И ведь продержалась! Хотя доктор Вайнберг был скуп на детали (возможно, он сам не знал всех подробностей), из его рассказа можно было понять, что на крутых поворотах не обошлось без помощи друзей-христиан, и в тридцать восьмом не то тридцать девятом ей удалось выправить фальшивые документы. Она радикально изменила свою внешность – для эксцентричной актрисы дело нехитрое, – и под сугубо немецкой фамилией устроилась бухгалтером в галантерейный магазин в маленьком городке под Гамбургом – безвкусно одетая, очкастая блондинка. На момент окончания войны весной сорок пятого она не видела своего сына одиннадцать лет. К тому времени почти тридцатилетний Йонас Вайнберг заканчивал резидентуру в госпитале Бельвю. Узнав, что его мать пережила войну, он сразу начал хлопотать о приглашении ее в Америку.
Все было продумано до мелочей.

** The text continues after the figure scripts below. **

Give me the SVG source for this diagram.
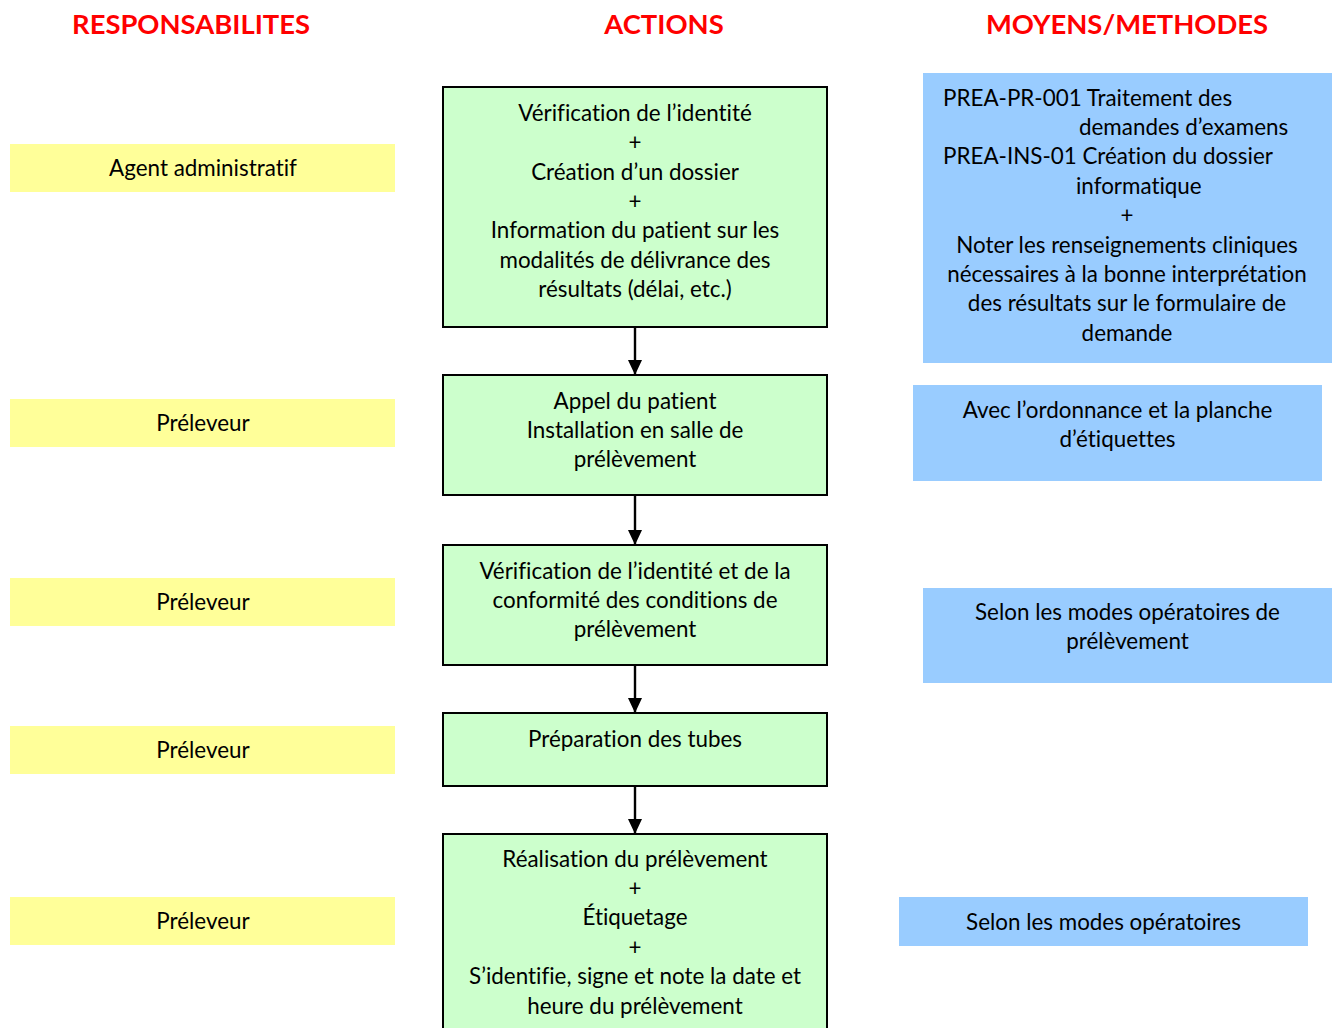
<svg xmlns="http://www.w3.org/2000/svg" width="1336" height="1028" viewBox="0 0 1336 1028">
<defs>
<style>
.t{font-family:Lato,"Liberation Sans",sans-serif;font-size:22.4px;fill:#000;text-anchor:middle;font-variant-ligatures:none}
.s{text-anchor:start}
.h{font-family:Lato,"Liberation Sans",sans-serif;font-size:27.4px;font-weight:bold;fill:#ff0000;text-anchor:middle}
.y{fill:#ffff99}
.g{fill:#ccffcc;stroke:#000;stroke-width:2}
.b{fill:#99ccff}
.c{stroke:#000;stroke-width:2.4;fill:none}
</style>
<marker id="ah" markerUnits="userSpaceOnUse" markerWidth="16" markerHeight="16" viewBox="0 0 16 16" refX="15" refY="8" orient="auto">
<path d="M0,1 L15,8 L0,15 Z" fill="#000"/>
</marker>
</defs>
<rect width="1336" height="1028" fill="#fff"/>
<g id="headers">
<text class="h" x="191" y="34">RESPONSABILITES</text>
<text class="h" x="664" y="34">ACTIONS</text>
<text class="h" x="1127" y="34">MOYENS/METHODES</text>
</g>
<g id="resp1"><rect class="y" x="10" y="144" width="385" height="48"/><text class="t" x="203" y="176">Agent administratif</text></g>
<g id="resp2"><rect class="y" x="10" y="399" width="385" height="48"/><text class="t" x="203" y="431">Préleveur</text></g>
<g id="resp3"><rect class="y" x="10" y="578" width="385" height="48"/><text class="t" x="203" y="610">Préleveur</text></g>
<g id="resp4"><rect class="y" x="10" y="726" width="385" height="48"/><text class="t" x="203" y="758">Préleveur</text></g>
<g id="resp5"><rect class="y" x="10" y="897" width="385" height="48"/><text class="t" x="203" y="929">Préleveur</text></g>
<g id="action1"><rect class="g" x="443" y="87" width="384" height="240"/>
<text class="t" x="635" y="120.5">Vérification de l’identité</text>
<text class="t" x="635" y="150">+</text>
<text class="t" x="635" y="179.5">Création d’un dossier</text>
<text class="t" x="635" y="208.8">+</text>
<text class="t" x="635" y="238.2">Information du patient sur les</text>
<text class="t" x="635" y="267.6">modalités de délivrance des</text>
<text class="t" x="635" y="297">résultats (délai, etc.)</text>
</g>
<g id="action2"><rect class="g" x="443" y="375" width="384" height="120"/>
<text class="t" x="635" y="408.5">Appel du patient</text>
<text class="t" x="635" y="437.9">Installation en salle de</text>
<text class="t" x="635" y="467.3">prélèvement</text>
</g>
<g id="action3"><rect class="g" x="443" y="545" width="384" height="120"/>
<text class="t" x="635" y="578.5">Vérification de l’identité et de la</text>
<text class="t" x="635" y="607.9">conformité des conditions de</text>
<text class="t" x="635" y="637.3">prélèvement</text>
</g>
<g id="action4"><rect class="g" x="443" y="713" width="384" height="73"/>
<text class="t" x="635" y="746.7">Préparation des tubes</text>
</g>
<g id="action5"><rect class="g" x="443" y="834" width="384" height="200"/>
<text class="t" x="635" y="866.7">Réalisation du prélèvement</text>
<text class="t" x="635" y="896">+</text>
<text class="t" x="635" y="925.4">Étiquetage</text>
<text class="t" x="635" y="954.8">+</text>
<text class="t" x="635" y="984.2">S’identifie, signe et note la date et</text>
<text class="t" x="635" y="1013.6">heure du prélèvement</text>
</g>
<g id="means1"><rect class="b" x="923" y="73" width="409" height="290"/>
<text class="t s" x="943" y="105.5">PREA-PR-001 Traitement des</text>
<text class="t s" x="1079" y="134.9">demandes d’examens</text>
<text class="t s" x="943" y="164.3">PREA-INS-01 Création du dossier</text>
<text class="t s" x="1076" y="193.7">informatique</text>
<text class="t" x="1127" y="223.1">+</text>
<text class="t" x="1127" y="252.5">Noter les renseignements cliniques</text>
<text class="t" x="1127" y="281.9">nécessaires à la bonne interprétation</text>
<text class="t" x="1127" y="311.3">des résultats sur le formulaire de</text>
<text class="t" x="1127" y="340.7">demande</text>
</g>
<g id="means2"><rect class="b" x="913" y="385" width="409" height="96"/>
<text class="t" x="1117.5" y="417.7">Avec l’ordonnance et la planche</text>
<text class="t" x="1117.5" y="447.1">d’étiquettes</text>
</g>
<g id="means3"><rect class="b" x="923" y="588" width="409" height="95"/>
<text class="t" x="1127.5" y="620">Selon les modes opératoires de</text>
<text class="t" x="1127.5" y="649.4">prélèvement</text>
</g>
<g id="means4"><rect class="b" x="899" y="897" width="409" height="49"/>
<text class="t" x="1103.5" y="930">Selon les modes opératoires</text>
</g>
<g id="connectors">
<line class="c" x1="635" y1="327" x2="635" y2="375" marker-end="url(#ah)"/>
<line class="c" x1="635" y1="495" x2="635" y2="545" marker-end="url(#ah)"/>
<line class="c" x1="635" y1="665" x2="635" y2="713" marker-end="url(#ah)"/>
<line class="c" x1="635" y1="786" x2="635" y2="834" marker-end="url(#ah)"/>
</g>
</svg>
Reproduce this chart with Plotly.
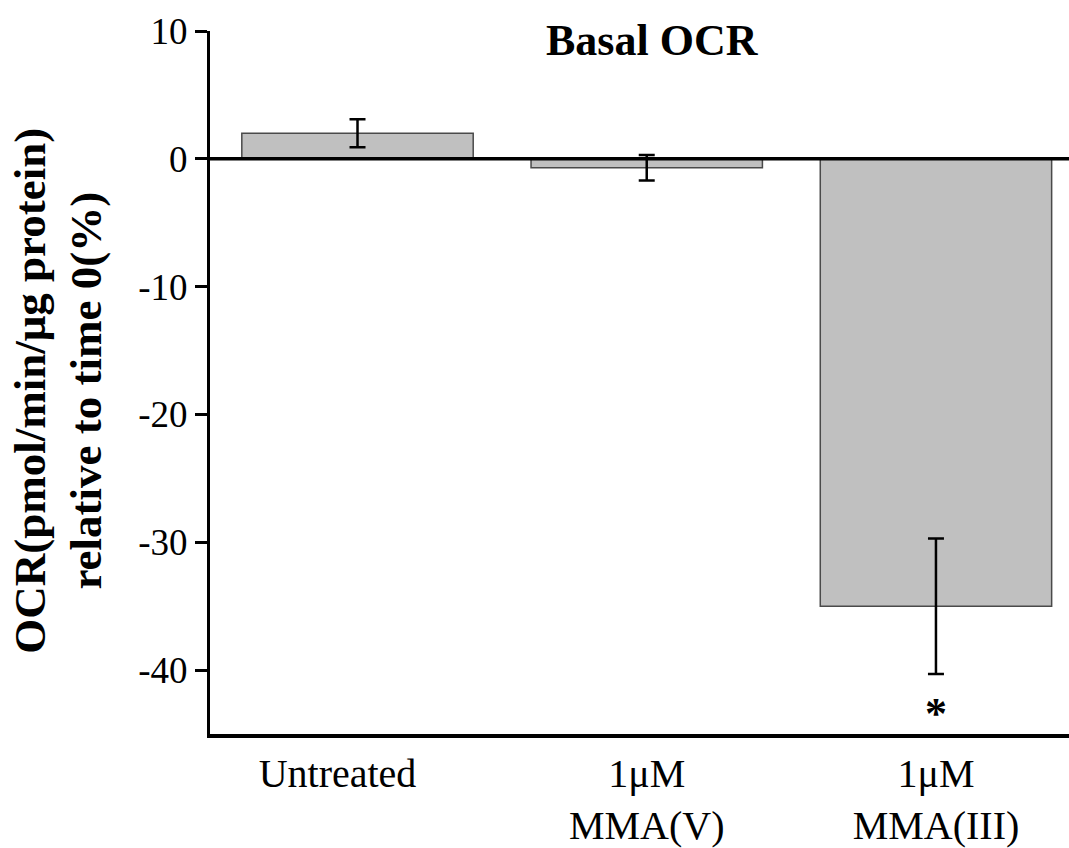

Самолет приземляется во столько-то, Йонас ждет ее у выхода там-то. Он уже собирался ехать в аэропорт, когда раздался звонок: срочная операция. У него не было выбора. Как ни хотел он встретить мать, профессиональный долг обязывал его прийти на помощь пациенту. В ход пошел новый план. Он позвонил в авиакомпанию и попросил, чтобы их представитель встретил его мать и объяснил ей, что его срочно вызвали, пусть она возьмет такси и приедет в Манхэттен по такому-то адресу. Ключ он оставит у портье. Она поднимется в квартиру и подождет его. Фрау Вайнберг так и сделала. Таксист выжал сцепление. Спустя десять минут он не справился с управлением и врезался во встречную машину. И он, и его пассажирка серьезно пострадали.
В это время доктор Вайнберг находился в госпитале. Закончив операцию, которая продлилась чуть больше часа, он вымыл руки, переоделся и вышел из раздевалки, сгорая от нетерпения поскорей увидеть мать. Прямо на него выехала каталка с пациенткой, которую везли на операционный стол. Его мать. Она умерла, не приходя в сознание.